When a couple determines their marriage is at an end, they must then start the process of terminating the marriage. Divorce is the typical route most take; however, the complicated legal process has become so widely discussed and dreaded that many hope to find an easier route.
To bypass all the legal hoops associated with divorce, many consider the possibility of getting an annulment. Although most people have probably heard of this term before, they typically only have the most basic of ideas what an annulment entails — it’s a way to get unmarried without a divorce, right?
In reality, it isn’t nearly as simple as that, or else everyone would skip the divorce and go straight for the “easier” option.
What exactly is an annulment?
Where a divorce legally dissolves a valid marriage, an annulment is a legal process that essentially voids a marriage like it never existed.
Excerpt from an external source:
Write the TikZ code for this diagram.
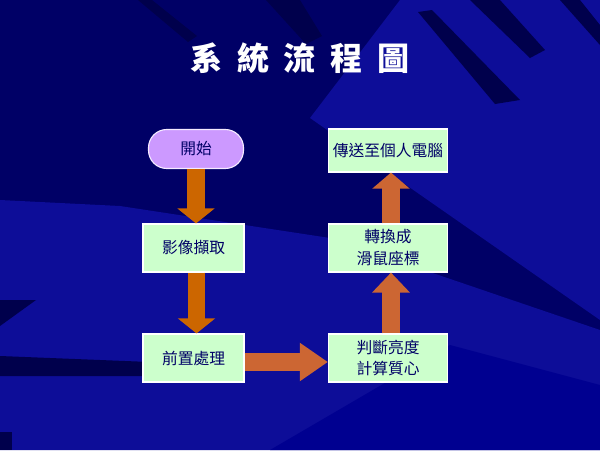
\documentclass[tikz,border=0pt]{standalone}
\usepackage{fontspec}
\setmainfont{Noto Sans CJK TC}
\usepackage{tikz}
\usetikzlibrary{positioning,calc,arrows.meta}
\definecolor{bgdeep}{HTML}{000066}
\definecolor{bglight}{HTML}{0D0D98}
\definecolor{bgdark}{HTML}{00004C}
\definecolor{bgplain}{HTML}{000090}
\definecolor{boxgreen}{HTML}{CCFFCC}
\definecolor{startpurple}{HTML}{CC99FF}
\definecolor{textnavy}{HTML}{000066}
\definecolor{arrowdown}{HTML}{CC6600}
\definecolor{arrowup}{HTML}{CC6633}
\tikzset{
	fat arrow/.style args={#1 headed by #2}{
		line width=12.5pt,#1,
		-{Triangle[width=26pt,length=#2]}, % block arrow
	}
}

\begin{document}
\begin{tikzpicture}[x=0.025cm, y=-0.025cm]
	\tikzstyle{stepbox} = [rectangle, minimum width=101*0.7113pt, minimum height=48*0.7113pt, text centered, align=center, fill=boxgreen, draw=white, line width=0.8pt, text=textnavy, font=\fontsize{11.2pt}{15.6pt}\selectfont, inner sep=1pt]
	\tikzstyle{widebox} = [stepbox, minimum width=119*0.7113pt]
	\tikzstyle{startbox} = [stepbox, rounded corners=13pt, minimum width=95*0.7113pt, minimum height=39*0.7113pt, fill=startpurple, draw=white!80!startpurple]
	% background
	\useasboundingbox (0,0) rectangle (600,450);
	\fill[bgdeep] (0,0) rectangle (600,450);
	\fill[bglight] (0,200) -- (120,206) -- (330,238) -- (600,330) -- (600,450) -- (0,450) -- cycle;
	\fill[bglight] (400,0) -- (600,0) -- (600,320) -- (310,118) -- cycle;
	\fill[bgplain] (450,345) -- (600,385) -- (600,450) -- (270,450) -- cycle;
	\fill[bgdark] (138,0) -- (152,0) -- (197,36) -- (188,42) -- cycle;
	\fill[bgdark] (266,0) -- (300,0) -- (322,36) -- (306,44) -- cycle;
	\fill[bgdark] (418,12) -- (432,10) -- (520,100) -- (495,104) -- cycle;
	\fill[bgdark] (470,0) -- (500,0) -- (545,50) -- (530,58) -- cycle;
	\fill[bgdark] (560,0) -- (580,0) -- (600,25) -- (600,45) -- cycle;
	\fill[bgdark] (0,356) -- (150,362) -- (150,376) -- (0,376) -- cycle;
	\fill[bgdark] (0,300) -- (36,300) -- (0,326) -- cycle;
	\fill[bgdark] (0,432) -- (12,432) -- (12,450) -- (0,450) -- cycle;
	% title
	\node (title)[text=white, font=\bfseries\fontsize{22.8pt}{26pt}\selectfont] at (300,58) {\spaceskip=10.5pt 系 統 流 程 圖};
	% flow
	\node (start)[startbox] at (196,149) {開始};
	\node (capture)[stepbox] at (193.5,248) {影像擷取};
	\node (preproc)[stepbox] at (193.5,358) {前置處理};
	\node (judge)[widebox] at (388,358) {判斷亮度\\計算質心};
	\node (convert)[widebox] at (388,248) {轉換成\\滑鼠座標};
	\node (send)[widebox, minimum height=43*0.7113pt] at (388,150.5) {傳送至個人電腦};
	\draw [fat arrow = arrowdown headed by 10.7pt] (start.south) -- (start.south |- capture.north);
	\draw [fat arrow = arrowdown headed by 10.7pt] ($(capture.south)+(3,0)$) -- ($(preproc.north)+(3,0)$);
	\draw [fat arrow = arrowup headed by 20pt] ($(preproc.east)+(0,4)$) -- ($(judge.west)+(0,4)$);
	\draw [fat arrow = arrowup headed by 14.2pt] ($(judge.north)+(3,0)$) -- ($(convert.south)+(3,0)$);
	\draw [fat arrow = arrowup headed by 11.4pt] ($(convert.north)+(3,0)$) -- ($(send.south)+(3,0)$);
\end{tikzpicture}
\end{document}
You must prove that the marriage should never have been allowed to take place in the first place, and that the whole thing should not have been recognized in the eyes of the state.
This may sound like a very useful option, but states generally have strict conditions that must be met to qualify for an annulment. Some of the common grounds include:
- Gross misrepresentation (fraud) — one of the spouses agreed to get married based on a lie told by the other party that was essential to the marriage.
- Bigamy — if either spouse was already married to someone else.
- Coercion — if either party was threatened into consenting to the marriage.
- The marriage wasn’t legal —a marriage between two closely-related people could be considered incestuous.
- Incapability to consummate the marriage — impotence can be grounds for annulment if it was unknown by the other party prior to marriage.
- Mental illness — if either party was suffering from mental illness when the marriage took place.
- Inebriation — if either party was under the influence of alcohol or drugs when they gave consent.
In addition to the rigid list of conditions determined by each state, there are commonly brief time frames to qualify for an annulment.
For example, in Illinois, you only have 90 days to annul a marriage from the time you learn the other party was under the influence of drugs or alcohol, was mentally impaired or was forced into the marriage.
Annulments aren’t a loophole
Many who seek to get their marriage annulled instead of going through a divorce do so because they believe it will let them avoid having to pay alimony; however, all of the issues determined by the court in a divorce are also decided in an annulment.
After filing for an annulment, the court will hold a hearing to see if there is sufficient cause within the state’s guidelines, and if it is granted, a judge still must consider issues of child support, custody, visitation, alimony and property division. You aren’t going to be pulling one over on the state and your spouse by filing for an annulment instead of a divorce — particularly if you have been married for a long time.
This is also a big reason why most annulments happen within a few days or weeks of marriage. It is much easier to separate and void a marriage when there are few major issues for the courts to rule upon.
What it all comes down to is that only a very small portion of the married population would even qualify for an annulment to begin with, and of that small portion, an annulment may or may not be the best option.
It should be noted that some religions, such as Roman Catholics, do not recognize divorce or even civil annulments. To remarry in the Catholic tradition, one must also go through a Catholic Annulment to void the marriage in the eyes of the Church, even if you are granted a civil annulment.
You should always consult with an experienced family law attorney before filing any kind of motion to end your marriage. While an annulment may seem like an easy way out of a marriage from what you’ve heard on TV or read in a tabloid (think Britney Spears in 2004), the vast majority of the time a divorce will be the best and only option to end a marriage.